In The Daily Telegraph, Robbie Collin praised Lawrence's acting at the expense of Cooper's, suggesting, "Lawrence comes out of it significantly better than Cooper," adding that she was "effectively Lady Macbeth in jodhpurs and a pussy-bow blouse." He concluded on a despondent note, writing "all [the film] amounts to is dead wood." Stephen Dalton of The Hollywood Reporter criticised the film, arguing, "it is difficult to believe a single word of it, still less to care about these relentlessly selfish and short-sighted characters." Dalton praised Lawrence's and Cooper's acting, but suggested the problem lay in "Christopher Kyle's script, a string of jarring cliches and clunky attempts at subtext" and "Johan Soderqvist's cloying, imploring orchestral score."

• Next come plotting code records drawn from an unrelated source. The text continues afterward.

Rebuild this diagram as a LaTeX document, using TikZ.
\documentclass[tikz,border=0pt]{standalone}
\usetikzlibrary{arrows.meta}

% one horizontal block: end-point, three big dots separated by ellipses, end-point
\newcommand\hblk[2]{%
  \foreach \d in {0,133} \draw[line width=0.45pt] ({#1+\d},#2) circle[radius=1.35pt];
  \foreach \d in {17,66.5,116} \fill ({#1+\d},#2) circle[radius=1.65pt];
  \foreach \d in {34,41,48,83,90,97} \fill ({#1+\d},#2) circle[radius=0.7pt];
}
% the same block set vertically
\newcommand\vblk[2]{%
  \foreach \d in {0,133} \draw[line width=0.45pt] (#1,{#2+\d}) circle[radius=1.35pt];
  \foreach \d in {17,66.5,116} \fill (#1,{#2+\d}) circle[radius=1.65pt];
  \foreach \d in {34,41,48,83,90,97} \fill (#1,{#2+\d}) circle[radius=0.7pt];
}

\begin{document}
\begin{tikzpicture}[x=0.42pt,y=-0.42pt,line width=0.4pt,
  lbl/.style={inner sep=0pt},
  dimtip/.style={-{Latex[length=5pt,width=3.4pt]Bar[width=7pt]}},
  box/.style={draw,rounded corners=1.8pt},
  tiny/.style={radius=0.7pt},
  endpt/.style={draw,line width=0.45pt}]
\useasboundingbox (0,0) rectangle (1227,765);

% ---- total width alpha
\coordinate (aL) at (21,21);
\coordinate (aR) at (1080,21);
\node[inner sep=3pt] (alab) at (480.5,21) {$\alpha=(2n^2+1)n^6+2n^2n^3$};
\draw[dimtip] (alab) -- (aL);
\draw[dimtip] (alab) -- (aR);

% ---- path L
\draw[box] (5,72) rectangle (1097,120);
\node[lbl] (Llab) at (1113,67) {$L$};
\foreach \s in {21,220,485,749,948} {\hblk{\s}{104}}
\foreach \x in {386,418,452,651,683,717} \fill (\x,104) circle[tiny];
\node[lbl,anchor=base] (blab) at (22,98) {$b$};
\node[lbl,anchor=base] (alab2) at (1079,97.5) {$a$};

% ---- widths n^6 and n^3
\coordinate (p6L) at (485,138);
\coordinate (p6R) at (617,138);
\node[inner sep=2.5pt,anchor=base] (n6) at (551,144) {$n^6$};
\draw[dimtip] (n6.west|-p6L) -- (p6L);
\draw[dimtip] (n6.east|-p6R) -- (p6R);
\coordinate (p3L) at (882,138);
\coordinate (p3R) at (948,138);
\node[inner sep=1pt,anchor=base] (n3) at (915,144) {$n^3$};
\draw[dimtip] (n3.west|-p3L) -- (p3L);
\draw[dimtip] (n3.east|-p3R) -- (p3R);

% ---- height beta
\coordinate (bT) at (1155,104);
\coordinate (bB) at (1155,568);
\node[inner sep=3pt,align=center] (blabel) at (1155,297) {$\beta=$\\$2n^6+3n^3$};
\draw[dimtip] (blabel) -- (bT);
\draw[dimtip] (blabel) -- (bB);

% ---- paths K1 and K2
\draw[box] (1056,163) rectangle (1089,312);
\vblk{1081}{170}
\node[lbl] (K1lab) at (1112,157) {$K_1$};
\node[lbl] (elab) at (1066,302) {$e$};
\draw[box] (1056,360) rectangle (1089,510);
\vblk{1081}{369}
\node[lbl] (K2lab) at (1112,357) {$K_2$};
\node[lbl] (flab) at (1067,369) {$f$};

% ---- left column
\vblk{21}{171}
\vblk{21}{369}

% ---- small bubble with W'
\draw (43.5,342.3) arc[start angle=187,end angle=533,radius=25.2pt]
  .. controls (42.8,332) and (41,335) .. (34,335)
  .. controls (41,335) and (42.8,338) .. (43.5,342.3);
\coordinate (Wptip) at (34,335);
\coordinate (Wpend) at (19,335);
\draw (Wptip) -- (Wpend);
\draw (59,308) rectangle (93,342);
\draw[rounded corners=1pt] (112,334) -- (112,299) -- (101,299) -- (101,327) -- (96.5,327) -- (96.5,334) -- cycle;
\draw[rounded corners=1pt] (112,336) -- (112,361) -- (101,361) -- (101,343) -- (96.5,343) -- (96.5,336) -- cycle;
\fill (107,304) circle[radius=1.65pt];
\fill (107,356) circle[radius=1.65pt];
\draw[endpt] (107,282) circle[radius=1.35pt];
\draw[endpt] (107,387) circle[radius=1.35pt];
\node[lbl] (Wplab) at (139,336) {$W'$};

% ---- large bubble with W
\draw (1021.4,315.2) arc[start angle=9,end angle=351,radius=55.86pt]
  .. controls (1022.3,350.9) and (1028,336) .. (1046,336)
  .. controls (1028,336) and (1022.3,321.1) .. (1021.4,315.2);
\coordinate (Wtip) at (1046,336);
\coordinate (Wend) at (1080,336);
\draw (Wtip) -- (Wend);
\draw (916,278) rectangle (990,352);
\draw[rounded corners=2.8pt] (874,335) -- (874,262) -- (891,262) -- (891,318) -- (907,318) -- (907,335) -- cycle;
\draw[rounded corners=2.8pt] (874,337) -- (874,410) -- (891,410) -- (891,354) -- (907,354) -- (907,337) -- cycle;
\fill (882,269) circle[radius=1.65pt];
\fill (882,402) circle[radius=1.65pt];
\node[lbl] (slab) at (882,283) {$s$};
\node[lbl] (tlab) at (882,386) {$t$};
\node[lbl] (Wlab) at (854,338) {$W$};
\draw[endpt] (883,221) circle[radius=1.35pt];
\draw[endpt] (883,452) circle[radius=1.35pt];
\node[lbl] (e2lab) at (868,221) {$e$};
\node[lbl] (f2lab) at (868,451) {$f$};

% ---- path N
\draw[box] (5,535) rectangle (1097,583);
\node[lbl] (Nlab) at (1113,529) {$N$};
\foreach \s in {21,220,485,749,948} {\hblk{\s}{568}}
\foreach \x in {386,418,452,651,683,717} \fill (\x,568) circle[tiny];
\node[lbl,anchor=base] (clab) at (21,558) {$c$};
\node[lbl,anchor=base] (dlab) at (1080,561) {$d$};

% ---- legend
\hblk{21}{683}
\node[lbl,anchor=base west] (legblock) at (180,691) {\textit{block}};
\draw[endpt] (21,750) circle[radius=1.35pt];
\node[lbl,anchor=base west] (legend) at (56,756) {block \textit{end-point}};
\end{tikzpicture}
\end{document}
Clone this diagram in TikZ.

In The Irish Times, Donald Clark praised the cinematography as "exquisite," but suggested that Lawrence's performance was "genuinely poor." He concluded, "Nobody is likely to see the [film]." Writing for The Independent, Geoffrey Macnab called it "a strangely dour and downbeat affair." He suggested it was reminiscent of Michael Cimino's Heaven's Gate. However, he criticized its "heavy-handed poetic symbolism" and "the guilt and self-loathing that its characters feel."